[DIRECTIONS]: In the entries below, repeat only the lines between those holding "Emit a Python" and "fig = plt.figure(figsize=(W", inclusive. Leave pictures out.

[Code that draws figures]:
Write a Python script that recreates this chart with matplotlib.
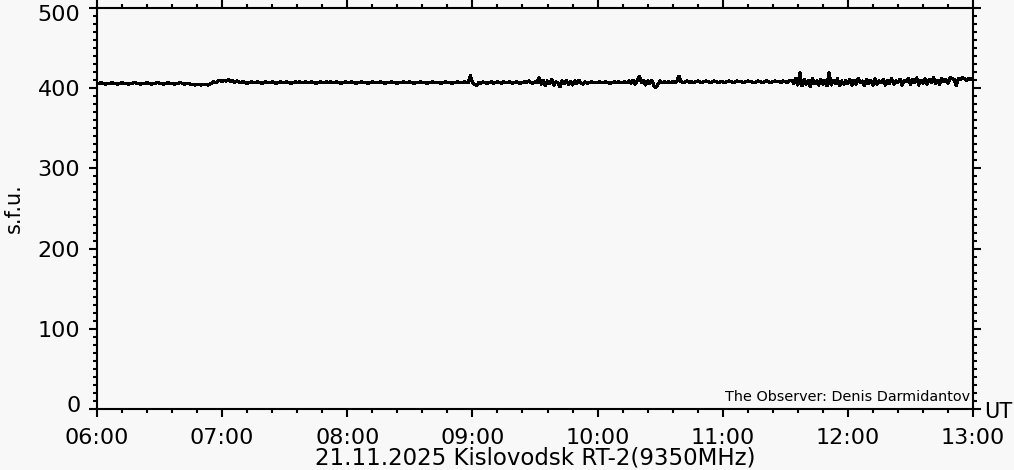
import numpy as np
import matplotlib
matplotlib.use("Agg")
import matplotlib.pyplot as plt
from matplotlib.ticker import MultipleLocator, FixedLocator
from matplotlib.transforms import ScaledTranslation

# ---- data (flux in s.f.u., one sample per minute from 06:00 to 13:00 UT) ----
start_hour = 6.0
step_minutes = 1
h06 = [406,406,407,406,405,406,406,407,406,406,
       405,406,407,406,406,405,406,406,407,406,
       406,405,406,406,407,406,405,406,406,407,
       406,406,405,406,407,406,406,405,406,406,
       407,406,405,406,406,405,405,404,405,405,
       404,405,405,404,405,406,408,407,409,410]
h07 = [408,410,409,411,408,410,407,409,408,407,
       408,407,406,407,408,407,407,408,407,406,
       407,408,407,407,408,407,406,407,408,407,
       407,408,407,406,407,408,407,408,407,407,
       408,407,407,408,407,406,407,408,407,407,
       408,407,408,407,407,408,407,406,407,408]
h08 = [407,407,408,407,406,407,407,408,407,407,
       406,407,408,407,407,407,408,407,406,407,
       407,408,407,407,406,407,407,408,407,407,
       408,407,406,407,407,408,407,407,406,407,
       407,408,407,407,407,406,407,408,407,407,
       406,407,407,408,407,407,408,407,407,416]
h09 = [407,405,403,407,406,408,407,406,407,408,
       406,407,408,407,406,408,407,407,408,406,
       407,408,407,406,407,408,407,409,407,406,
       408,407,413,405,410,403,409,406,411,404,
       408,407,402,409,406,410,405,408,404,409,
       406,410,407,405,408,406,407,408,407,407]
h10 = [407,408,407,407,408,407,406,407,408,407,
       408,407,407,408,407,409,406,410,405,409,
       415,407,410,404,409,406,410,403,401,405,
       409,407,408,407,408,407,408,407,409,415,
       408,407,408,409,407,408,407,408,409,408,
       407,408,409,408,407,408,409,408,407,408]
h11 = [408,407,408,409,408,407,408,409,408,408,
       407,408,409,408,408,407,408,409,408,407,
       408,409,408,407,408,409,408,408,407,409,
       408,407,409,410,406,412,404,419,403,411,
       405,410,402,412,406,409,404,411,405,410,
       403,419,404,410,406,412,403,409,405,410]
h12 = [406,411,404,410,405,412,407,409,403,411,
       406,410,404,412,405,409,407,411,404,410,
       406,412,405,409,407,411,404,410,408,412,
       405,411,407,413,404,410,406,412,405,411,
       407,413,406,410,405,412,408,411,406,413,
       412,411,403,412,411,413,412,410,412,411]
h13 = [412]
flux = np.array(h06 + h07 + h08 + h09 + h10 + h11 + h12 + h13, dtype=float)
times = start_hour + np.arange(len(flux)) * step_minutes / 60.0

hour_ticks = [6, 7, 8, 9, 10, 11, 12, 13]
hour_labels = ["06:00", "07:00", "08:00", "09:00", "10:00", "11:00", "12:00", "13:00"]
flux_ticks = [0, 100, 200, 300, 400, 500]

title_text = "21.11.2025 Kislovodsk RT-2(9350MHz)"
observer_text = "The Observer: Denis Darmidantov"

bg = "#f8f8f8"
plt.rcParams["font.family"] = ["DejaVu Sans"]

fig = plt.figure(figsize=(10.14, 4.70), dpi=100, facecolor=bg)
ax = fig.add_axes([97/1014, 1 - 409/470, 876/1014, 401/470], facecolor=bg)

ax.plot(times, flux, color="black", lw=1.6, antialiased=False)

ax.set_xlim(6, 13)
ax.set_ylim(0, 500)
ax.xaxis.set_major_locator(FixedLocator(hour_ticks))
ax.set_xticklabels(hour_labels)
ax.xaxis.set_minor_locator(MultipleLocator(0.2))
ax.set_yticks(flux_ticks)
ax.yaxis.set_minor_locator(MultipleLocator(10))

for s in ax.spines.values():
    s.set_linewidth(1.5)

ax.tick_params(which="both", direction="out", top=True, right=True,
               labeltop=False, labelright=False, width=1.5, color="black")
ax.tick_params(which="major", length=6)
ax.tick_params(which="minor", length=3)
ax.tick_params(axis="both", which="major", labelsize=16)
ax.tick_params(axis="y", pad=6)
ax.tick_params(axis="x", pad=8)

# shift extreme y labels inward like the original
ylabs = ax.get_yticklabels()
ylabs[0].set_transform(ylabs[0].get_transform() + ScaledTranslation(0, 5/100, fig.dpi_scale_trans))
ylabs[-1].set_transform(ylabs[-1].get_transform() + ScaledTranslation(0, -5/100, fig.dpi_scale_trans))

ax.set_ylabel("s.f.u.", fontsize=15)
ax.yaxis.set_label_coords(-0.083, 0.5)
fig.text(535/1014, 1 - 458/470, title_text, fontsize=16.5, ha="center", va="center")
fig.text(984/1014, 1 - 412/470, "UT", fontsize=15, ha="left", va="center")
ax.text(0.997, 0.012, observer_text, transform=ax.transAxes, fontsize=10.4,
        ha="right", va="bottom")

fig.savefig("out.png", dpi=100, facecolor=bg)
* * *
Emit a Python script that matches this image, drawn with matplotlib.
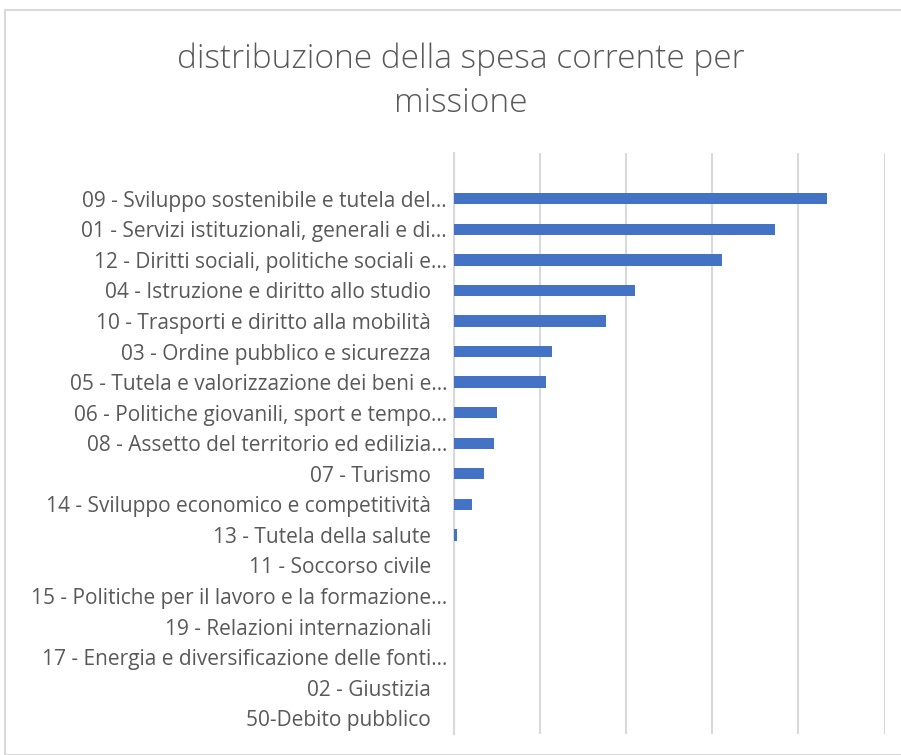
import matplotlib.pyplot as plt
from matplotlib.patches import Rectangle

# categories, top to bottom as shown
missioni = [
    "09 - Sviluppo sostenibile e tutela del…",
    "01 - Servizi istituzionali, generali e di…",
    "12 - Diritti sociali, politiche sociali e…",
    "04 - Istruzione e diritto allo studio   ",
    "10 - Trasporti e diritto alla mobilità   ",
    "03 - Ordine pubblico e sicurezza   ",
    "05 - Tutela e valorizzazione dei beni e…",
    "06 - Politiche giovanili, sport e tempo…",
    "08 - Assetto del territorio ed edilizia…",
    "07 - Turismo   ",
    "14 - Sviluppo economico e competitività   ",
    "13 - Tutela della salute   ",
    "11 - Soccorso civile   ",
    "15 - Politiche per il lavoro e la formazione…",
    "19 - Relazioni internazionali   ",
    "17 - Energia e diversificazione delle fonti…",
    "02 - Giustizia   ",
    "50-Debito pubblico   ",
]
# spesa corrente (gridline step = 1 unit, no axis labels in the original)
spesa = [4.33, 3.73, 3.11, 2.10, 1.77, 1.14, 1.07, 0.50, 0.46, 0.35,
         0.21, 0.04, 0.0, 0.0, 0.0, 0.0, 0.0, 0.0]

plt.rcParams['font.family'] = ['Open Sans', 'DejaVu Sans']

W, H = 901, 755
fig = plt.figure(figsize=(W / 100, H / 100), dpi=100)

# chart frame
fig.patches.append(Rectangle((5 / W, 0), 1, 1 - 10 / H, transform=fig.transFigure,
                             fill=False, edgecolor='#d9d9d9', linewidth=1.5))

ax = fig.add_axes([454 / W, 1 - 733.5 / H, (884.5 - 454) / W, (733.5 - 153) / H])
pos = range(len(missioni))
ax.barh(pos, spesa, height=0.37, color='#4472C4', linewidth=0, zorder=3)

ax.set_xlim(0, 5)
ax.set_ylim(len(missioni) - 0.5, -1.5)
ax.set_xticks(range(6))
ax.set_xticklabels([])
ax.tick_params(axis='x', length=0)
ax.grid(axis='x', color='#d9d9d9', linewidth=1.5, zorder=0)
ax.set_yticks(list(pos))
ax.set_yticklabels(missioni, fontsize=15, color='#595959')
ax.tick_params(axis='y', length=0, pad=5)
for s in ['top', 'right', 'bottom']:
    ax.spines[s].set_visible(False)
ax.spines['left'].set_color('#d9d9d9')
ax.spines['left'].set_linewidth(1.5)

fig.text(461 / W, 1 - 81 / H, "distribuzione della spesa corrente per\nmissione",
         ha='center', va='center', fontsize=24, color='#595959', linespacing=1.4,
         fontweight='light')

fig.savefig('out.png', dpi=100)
==
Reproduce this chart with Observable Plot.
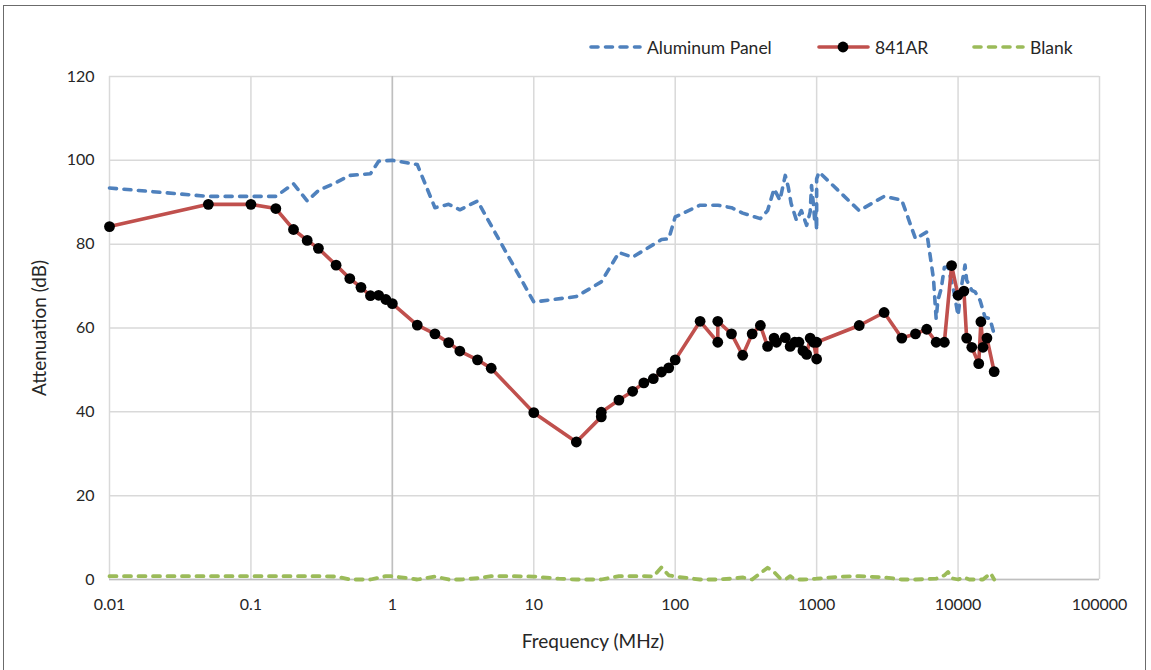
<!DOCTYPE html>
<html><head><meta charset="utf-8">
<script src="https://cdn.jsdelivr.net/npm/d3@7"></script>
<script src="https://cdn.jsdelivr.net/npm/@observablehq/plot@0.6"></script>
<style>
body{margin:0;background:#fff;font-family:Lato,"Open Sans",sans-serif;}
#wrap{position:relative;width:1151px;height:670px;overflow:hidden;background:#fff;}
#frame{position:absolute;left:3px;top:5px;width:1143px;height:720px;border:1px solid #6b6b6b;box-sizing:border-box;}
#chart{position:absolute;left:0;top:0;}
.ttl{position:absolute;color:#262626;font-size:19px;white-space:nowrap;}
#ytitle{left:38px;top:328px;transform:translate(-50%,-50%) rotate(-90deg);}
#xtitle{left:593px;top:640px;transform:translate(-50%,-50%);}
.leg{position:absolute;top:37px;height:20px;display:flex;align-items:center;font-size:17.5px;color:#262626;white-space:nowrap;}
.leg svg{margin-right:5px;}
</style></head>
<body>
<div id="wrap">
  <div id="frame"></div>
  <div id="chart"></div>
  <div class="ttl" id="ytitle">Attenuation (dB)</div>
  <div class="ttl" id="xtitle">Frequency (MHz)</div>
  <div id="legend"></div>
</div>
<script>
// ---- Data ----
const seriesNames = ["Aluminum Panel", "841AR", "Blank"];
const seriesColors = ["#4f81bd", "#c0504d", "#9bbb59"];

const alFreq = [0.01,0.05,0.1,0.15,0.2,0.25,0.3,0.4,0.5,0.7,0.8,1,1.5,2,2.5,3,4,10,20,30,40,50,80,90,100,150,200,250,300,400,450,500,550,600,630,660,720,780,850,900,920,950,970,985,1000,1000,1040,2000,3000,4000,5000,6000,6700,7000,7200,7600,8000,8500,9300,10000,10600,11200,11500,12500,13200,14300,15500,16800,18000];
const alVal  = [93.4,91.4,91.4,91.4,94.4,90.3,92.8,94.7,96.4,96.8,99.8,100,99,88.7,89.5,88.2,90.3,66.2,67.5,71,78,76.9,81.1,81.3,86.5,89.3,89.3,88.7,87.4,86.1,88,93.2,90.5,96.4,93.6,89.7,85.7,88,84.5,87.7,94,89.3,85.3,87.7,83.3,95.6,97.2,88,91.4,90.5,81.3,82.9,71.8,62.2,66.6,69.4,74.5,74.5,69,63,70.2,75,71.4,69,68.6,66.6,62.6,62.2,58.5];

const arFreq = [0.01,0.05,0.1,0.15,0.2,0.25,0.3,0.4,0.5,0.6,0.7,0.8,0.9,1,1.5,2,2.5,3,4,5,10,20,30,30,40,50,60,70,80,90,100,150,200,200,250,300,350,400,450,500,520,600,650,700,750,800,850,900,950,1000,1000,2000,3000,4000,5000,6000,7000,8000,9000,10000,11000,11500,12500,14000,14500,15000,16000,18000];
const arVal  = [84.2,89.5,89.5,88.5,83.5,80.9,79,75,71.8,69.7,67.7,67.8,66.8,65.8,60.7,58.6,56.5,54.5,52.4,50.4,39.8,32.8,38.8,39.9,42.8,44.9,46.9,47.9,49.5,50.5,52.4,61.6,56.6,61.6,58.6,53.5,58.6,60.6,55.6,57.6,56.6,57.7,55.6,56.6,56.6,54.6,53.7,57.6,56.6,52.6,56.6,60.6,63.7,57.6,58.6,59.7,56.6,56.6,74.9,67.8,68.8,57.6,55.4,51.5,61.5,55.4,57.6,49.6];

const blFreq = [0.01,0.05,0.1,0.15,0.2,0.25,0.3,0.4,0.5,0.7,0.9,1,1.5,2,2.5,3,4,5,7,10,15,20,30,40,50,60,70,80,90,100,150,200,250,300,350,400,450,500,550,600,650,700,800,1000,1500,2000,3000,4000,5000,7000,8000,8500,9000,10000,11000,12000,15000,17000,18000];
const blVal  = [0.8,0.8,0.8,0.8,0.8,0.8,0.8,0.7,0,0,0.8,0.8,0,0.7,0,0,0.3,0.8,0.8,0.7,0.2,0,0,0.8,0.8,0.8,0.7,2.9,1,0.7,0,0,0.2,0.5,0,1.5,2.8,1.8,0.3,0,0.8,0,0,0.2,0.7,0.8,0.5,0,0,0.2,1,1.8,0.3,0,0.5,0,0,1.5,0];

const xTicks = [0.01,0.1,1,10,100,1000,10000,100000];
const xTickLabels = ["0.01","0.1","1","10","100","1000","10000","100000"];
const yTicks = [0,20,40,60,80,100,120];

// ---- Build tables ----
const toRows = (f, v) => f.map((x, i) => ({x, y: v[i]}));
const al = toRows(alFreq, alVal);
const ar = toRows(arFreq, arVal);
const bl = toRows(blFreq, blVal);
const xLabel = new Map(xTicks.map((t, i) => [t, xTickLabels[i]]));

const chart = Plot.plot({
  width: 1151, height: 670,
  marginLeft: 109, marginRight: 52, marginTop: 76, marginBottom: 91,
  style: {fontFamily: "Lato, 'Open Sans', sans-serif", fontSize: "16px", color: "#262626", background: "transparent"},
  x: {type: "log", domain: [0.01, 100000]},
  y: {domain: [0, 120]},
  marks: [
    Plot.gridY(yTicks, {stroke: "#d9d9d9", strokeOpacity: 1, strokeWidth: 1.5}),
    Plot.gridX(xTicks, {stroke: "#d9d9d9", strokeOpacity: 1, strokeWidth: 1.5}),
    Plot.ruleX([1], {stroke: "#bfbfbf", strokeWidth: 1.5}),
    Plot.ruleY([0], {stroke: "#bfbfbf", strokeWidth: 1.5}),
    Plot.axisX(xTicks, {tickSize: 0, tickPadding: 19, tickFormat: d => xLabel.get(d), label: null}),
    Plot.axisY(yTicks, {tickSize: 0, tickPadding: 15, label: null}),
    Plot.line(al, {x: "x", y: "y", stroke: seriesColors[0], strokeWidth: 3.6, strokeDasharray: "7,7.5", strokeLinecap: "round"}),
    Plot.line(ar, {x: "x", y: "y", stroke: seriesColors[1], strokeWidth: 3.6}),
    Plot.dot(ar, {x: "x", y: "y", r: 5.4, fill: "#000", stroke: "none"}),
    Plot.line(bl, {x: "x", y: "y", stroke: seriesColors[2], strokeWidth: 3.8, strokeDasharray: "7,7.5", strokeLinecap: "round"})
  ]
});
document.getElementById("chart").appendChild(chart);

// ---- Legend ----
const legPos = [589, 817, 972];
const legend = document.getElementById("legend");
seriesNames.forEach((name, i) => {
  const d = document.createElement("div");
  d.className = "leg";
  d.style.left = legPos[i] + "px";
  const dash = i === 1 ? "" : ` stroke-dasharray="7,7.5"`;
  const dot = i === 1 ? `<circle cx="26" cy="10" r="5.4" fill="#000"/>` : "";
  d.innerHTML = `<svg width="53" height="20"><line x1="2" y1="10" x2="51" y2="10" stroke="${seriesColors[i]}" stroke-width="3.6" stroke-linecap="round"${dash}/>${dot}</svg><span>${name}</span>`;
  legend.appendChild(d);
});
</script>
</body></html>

[TASK ANSWER]:
Emit a Python script that matches this image, drawn with matplotlib.
import matplotlib.pyplot as plt
from matplotlib.patches import Rectangle

# categories, top to bottom as shown
missioni = [
    "09 - Sviluppo sostenibile e tutela del…",
    "01 - Servizi istituzionali, generali e di…",
    "12 - Diritti sociali, politiche sociali e…",
    "04 - Istruzione e diritto allo studio   ",
    "10 - Trasporti e diritto alla mobilità   ",
    "03 - Ordine pubblico e sicurezza   ",
    "05 - Tutela e valorizzazione dei beni e…",
    "06 - Politiche giovanili, sport e tempo…",
    "08 - Assetto del territorio ed edilizia…",
    "07 - Turismo   ",
    "14 - Sviluppo economico e competitività   ",
    "13 - Tutela della salute   ",
    "11 - Soccorso civile   ",
    "15 - Politiche per il lavoro e la formazione…",
    "19 - Relazioni internazionali   ",
    "17 - Energia e diversificazione delle fonti…",
    "02 - Giustizia   ",
    "50-Debito pubblico   ",
]
# spesa corrente (gridline step = 1 unit, no axis labels in the original)
spesa = [4.33, 3.73, 3.11, 2.10, 1.77, 1.14, 1.07, 0.50, 0.46, 0.35,
         0.21, 0.04, 0.0, 0.0, 0.0, 0.0, 0.0, 0.0]

plt.rcParams['font.family'] = ['Open Sans', 'DejaVu Sans']

W, H = 901, 755
fig = plt.figure(figsize=(W / 100, H / 100), dpi=100)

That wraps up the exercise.